* begin Source data *

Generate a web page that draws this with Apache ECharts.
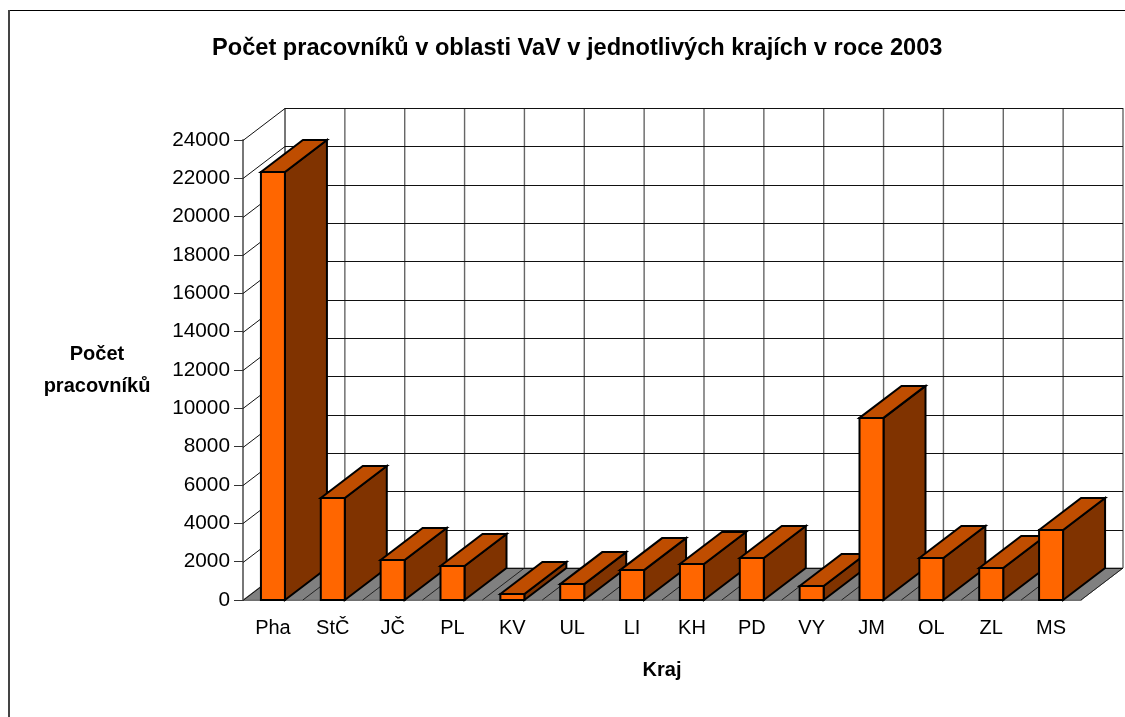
<!DOCTYPE html>
<html><head><meta charset="utf-8">
<style>html,body{margin:0;padding:0;background:#fff}#c{width:1125px;height:717px}</style>
<script src="https://cdn.jsdelivr.net/npm/echarts@6/dist/echarts.min.js"></script>
</head><body><div id="c"></div>
<script>
const categories = ['Pha','StČ','JČ','PL','KV','UL','LI','KH','PD','VY','JM','OL','ZL','MS'];
const workers = [22330,5320,2090,1770,310,830,1560,1880,2190,730,9500,2190,1670,3650];
const yTicks = [0,2000,4000,6000,8000,10000,12000,14000,16000,18000,20000,22000,24000];
const DX = 42, DY = -32, BAR = 24;
const FONT = '"Liberation Sans", Arial, sans-serif';

const chart = echarts.init(document.getElementById('c'), null, {renderer:'canvas'});

function floorItem(params, api){
  const band = api.size([1,0])[0];
  const idx = api.value(0);
  const p = api.coord([idx,0]);
  const x0 = p[0]-band/2, y0 = p[1];
  const kids = [];
  if(idx===0){
    const x1 = x0 + band*categories.length;
    kids.push({type:'polygon',shape:{points:[[x0,y0],[x0+DX,y0+DY],[x1+DX,y0+DY],[x1,y0]]},style:{fill:'#808080',stroke:'#6a6a6a',lineWidth:1}});
    kids.push({type:'line',shape:{x1:x0+DX,y1:y0+DY,x2:x0+DX,y2:y0+DY-460},style:{stroke:'#777',lineWidth:2}});
  }
  const k = idx+1;
  if(k<=categories.length){
    const xb = x0+band+DX;
    kids.push({type:'line',shape:{x1:xb,y1:y0+DY,x2:xb,y2:y0+DY-460},style:{stroke:'#666',lineWidth:1.4}});
    kids.push({type:'line',shape:{x1:x0+band,y1:y0,x2:xb,y2:y0+DY},style:{stroke:'#222',lineWidth:1}});
  }
  return {type:'group',children:kids};
}
function wallItem(params, api){
  const p = api.coord([0,api.value(0)]);
  const band = api.size([1,0])[0];
  const x0 = p[0]-band/2, y = Math.round(p[1])+0.5;
  const x1 = x0+band*categories.length;
  return {type:'group',children:[
    {type:'line',shape:{x1:x0,y1:y,x2:x0+DX,y2:y+DY},style:{stroke:'#111',lineWidth:1}},
    {type:'line',shape:{x1:x0+DX,y1:y+DY,x2:x1+DX,y2:y+DY},style:{stroke:'#111',lineWidth:1.2}}
  ]};
}
function barItem(params, api){
  const c = api.coord([api.value(0),api.value(1)]);
  const b = api.coord([api.value(0),0]);
  const l = c[0]-BAR/2, r = c[0]+BAR/2, t = c[1], y0 = b[1];
  const st = f=>({fill:f,stroke:'#000',lineWidth:2,lineJoin:'miter'});
  return {type:'group',children:[
    {type:'polygon',shape:{points:[[r,y0],[r+DX,y0+DY],[r+DX,t+DY],[r,t]]},style:st('#803300')},
    {type:'polygon',shape:{points:[[l,t],[l+DX,t+DY],[r+DX,t+DY],[r,t]]},style:st('#BF4D00')},
    {type:'polygon',shape:{points:[[l,y0],[l,t],[r,t],[r,y0]]},style:st('#FF6600')}
  ]};
}

chart.setOption({
  animation:false,
  backgroundColor:'#fff',
  title:{text:'Počet pracovníků v oblasti VaV v jednotlivých krajích v roce 2003',left:207,top:31,
    textStyle:{fontFamily:FONT,fontWeight:'bold',fontSize:23.6,color:'#000'}},
  grid:{left:243,right:44,top:140,bottom:117,containLabel:false},
  xAxis:{type:'category',data:categories,
    axisLine:{show:true,lineStyle:{color:'#777',width:1}},
    axisTick:{show:false},
    axisLabel:{fontFamily:FONT,fontSize:20,color:'#000',margin:18,interval:0},
    name:'Kraj',nameLocation:'middle',nameGap:60,
    nameTextStyle:{fontFamily:FONT,fontWeight:'bold',fontSize:20,color:'#000'}},
  yAxis:{type:'value',min:0,max:24000,interval:2000,
    axisLine:{show:true,lineStyle:{color:'#777',width:2}},
    axisTick:{show:true,length:9,lineStyle:{color:'#333',width:1}},
    axisLabel:{fontFamily:FONT,fontSize:20.8,color:'#000',margin:13,formatter:v=>String(v)},
    splitLine:{show:false},
    name:'Počet\npracovníků',nameLocation:'middle',nameRotate:0,nameGap:146,
    nameTextStyle:{fontFamily:FONT,fontWeight:'bold',fontSize:20,color:'#000',lineHeight:32,align:'center'}},
  graphic:[
    {type:'line',silent:true,shape:{x1:9,y1:10.5,x2:1125,y2:10.5},style:{stroke:'#000',lineWidth:1}},
    {type:'line',silent:true,shape:{x1:9,y1:10,x2:9,y2:717},style:{stroke:'#444',lineWidth:2}}
  ],
  series:[
    {type:'custom',coordinateSystem:'cartesian2d',clip:false,z:1,silent:true,renderItem:floorItem,
      encode:{x:0},data:categories.map((c,i)=>[i])},
    {type:'custom',coordinateSystem:'cartesian2d',clip:false,z:2,silent:true,renderItem:wallItem,
      encode:{y:0},data:yTicks.map(v=>[v])},
    {type:'custom',coordinateSystem:'cartesian2d',clip:false,z:3,silent:true,renderItem:barItem,
      encode:{x:0,y:1},data:workers.map((v,i)=>[i,v])}
  ]
});
</script></body></html>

* end Source data *

▸ **Exercise description**:
Without the pictures, output the full listing exactly as it stands.

▸ **Task solution**:
Generate a web page that draws this with Apache ECharts.
<!DOCTYPE html>
<html><head><meta charset="utf-8">
<style>html,body{margin:0;padding:0;background:#fff}#c{width:1125px;height:717px}</style>
<script src="https://cdn.jsdelivr.net/npm/echarts@6/dist/echarts.min.js"></script>
</head><body><div id="c"></div>
<script>
const categories = ['Pha','StČ','JČ','PL','KV','UL','LI','KH','PD','VY','JM','OL','ZL','MS'];
const workers = [22330,5320,2090,1770,310,830,1560,1880,2190,730,9500,2190,1670,3650];
const yTicks = [0,2000,4000,6000,8000,10000,12000,14000,16000,18000,20000,22000,24000];
const DX = 42, DY = -32, BAR = 24;
const FONT = '"Liberation Sans", Arial, sans-serif';

const chart = echarts.init(document.getElementById('c'), null, {renderer:'canvas'});

function floorItem(params, api){
  const band = api.size([1,0])[0];
  const idx = api.value(0);
  const p = api.coord([idx,0]);
  const x0 = p[0]-band/2, y0 = p[1];
  const kids = [];
  if(idx===0){
    const x1 = x0 + band*categories.length;
    kids.push({type:'polygon',shape:{points:[[x0,y0],[x0+DX,y0+DY],[x1+DX,y0+DY],[x1,y0]]},style:{fill:'#808080',stroke:'#6a6a6a',lineWidth:1}});
    kids.push({type:'line',shape:{x1:x0+DX,y1:y0+DY,x2:x0+DX,y2:y0+DY-460},style:{stroke:'#777',lineWidth:2}});
  }
  const k = idx+1;
  if(k<=categories.length){
    const xb = x0+band+DX;
    kids.push({type:'line',shape:{x1:xb,y1:y0+DY,x2:xb,y2:y0+DY-460},style:{stroke:'#666',lineWidth:1.4}});
    kids.push({type:'line',shape:{x1:x0+band,y1:y0,x2:xb,y2:y0+DY},style:{stroke:'#222',lineWidth:1}});
  }
  return {type:'group',children:kids};
}
function wallItem(params, api){
  const p = api.coord([0,api.value(0)]);
  const band = api.size([1,0])[0];
  const x0 = p[0]-band/2, y = Math.round(p[1])+0.5;
  const x1 = x0+band*categories.length;
  return {type:'group',children:[
    {type:'line',shape:{x1:x0,y1:y,x2:x0+DX,y2:y+DY},style:{stroke:'#111',lineWidth:1}},
    {type:'line',shape:{x1:x0+DX,y1:y+DY,x2:x1+DX,y2:y+DY},style:{stroke:'#111',lineWidth:1.2}}
  ]};
}
function barItem(params, api){
  const c = api.coord([api.value(0),api.value(1)]);
  const b = api.coord([api.value(0),0]);
  const l = c[0]-BAR/2, r = c[0]+BAR/2, t = c[1], y0 = b[1];
  const st = f=>({fill:f,stroke:'#000',lineWidth:2,lineJoin:'miter'});
  return {type:'group',children:[
    {type:'polygon',shape:{points:[[r,y0],[r+DX,y0+DY],[r+DX,t+DY],[r,t]]},style:st('#803300')},
    {type:'polygon',shape:{points:[[l,t],[l+DX,t+DY],[r+DX,t+DY],[r,t]]},style:st('#BF4D00')},
    {type:'polygon',shape:{points:[[l,y0],[l,t],[r,t],[r,y0]]},style:st('#FF6600')}
  ]};
}

chart.setOption({
  animation:false,
  backgroundColor:'#fff',
  title:{text:'Počet pracovníků v oblasti VaV v jednotlivých krajích v roce 2003',left:207,top:31,
    textStyle:{fontFamily:FONT,fontWeight:'bold',fontSize:23.6,color:'#000'}},
  grid:{left:243,right:44,top:140,bottom:117,containLabel:false},
  xAxis:{type:'category',data:categories,
    axisLine:{show:true,lineStyle:{color:'#777',width:1}},
    axisTick:{show:false},
    axisLabel:{fontFamily:FONT,fontSize:20,color:'#000',margin:18,interval:0},
    name:'Kraj',nameLocation:'middle',nameGap:60,
    nameTextStyle:{fontFamily:FONT,fontWeight:'bold',fontSize:20,color:'#000'}},
  yAxis:{type:'value',min:0,max:24000,interval:2000,
    axisLine:{show:true,lineStyle:{color:'#777',width:2}},
    axisTick:{show:true,length:9,lineStyle:{color:'#333',width:1}},
    axisLabel:{fontFamily:FONT,fontSize:20.8,color:'#000',margin:13,formatter:v=>String(v)},
    splitLine:{show:false},
    name:'Počet\npracovníků',nameLocation:'middle',nameRotate:0,nameGap:146,
    nameTextStyle:{fontFamily:FONT,fontWeight:'bold',fontSize:20,color:'#000',lineHeight:32,align:'center'}},
  graphic:[
    {type:'line',silent:true,shape:{x1:9,y1:10.5,x2:1125,y2:10.5},style:{stroke:'#000',lineWidth:1}},
    {type:'line',silent:true,shape:{x1:9,y1:10,x2:9,y2:717},style:{stroke:'#444',lineWidth:2}}
  ],
  series:[
    {type:'custom',coordinateSystem:'cartesian2d',clip:false,z:1,silent:true,renderItem:floorItem,
      encode:{x:0},data:categories.map((c,i)=>[i])},
    {type:'custom',coordinateSystem:'cartesian2d',clip:false,z:2,silent:true,renderItem:wallItem,
      encode:{y:0},data:yTicks.map(v=>[v])},
    {type:'custom',coordinateSystem:'cartesian2d',clip:false,z:3,silent:true,renderItem:barItem,
      encode:{x:0,y:1},data:workers.map((v,i)=>[i,v])}
  ]
});
</script></body></html>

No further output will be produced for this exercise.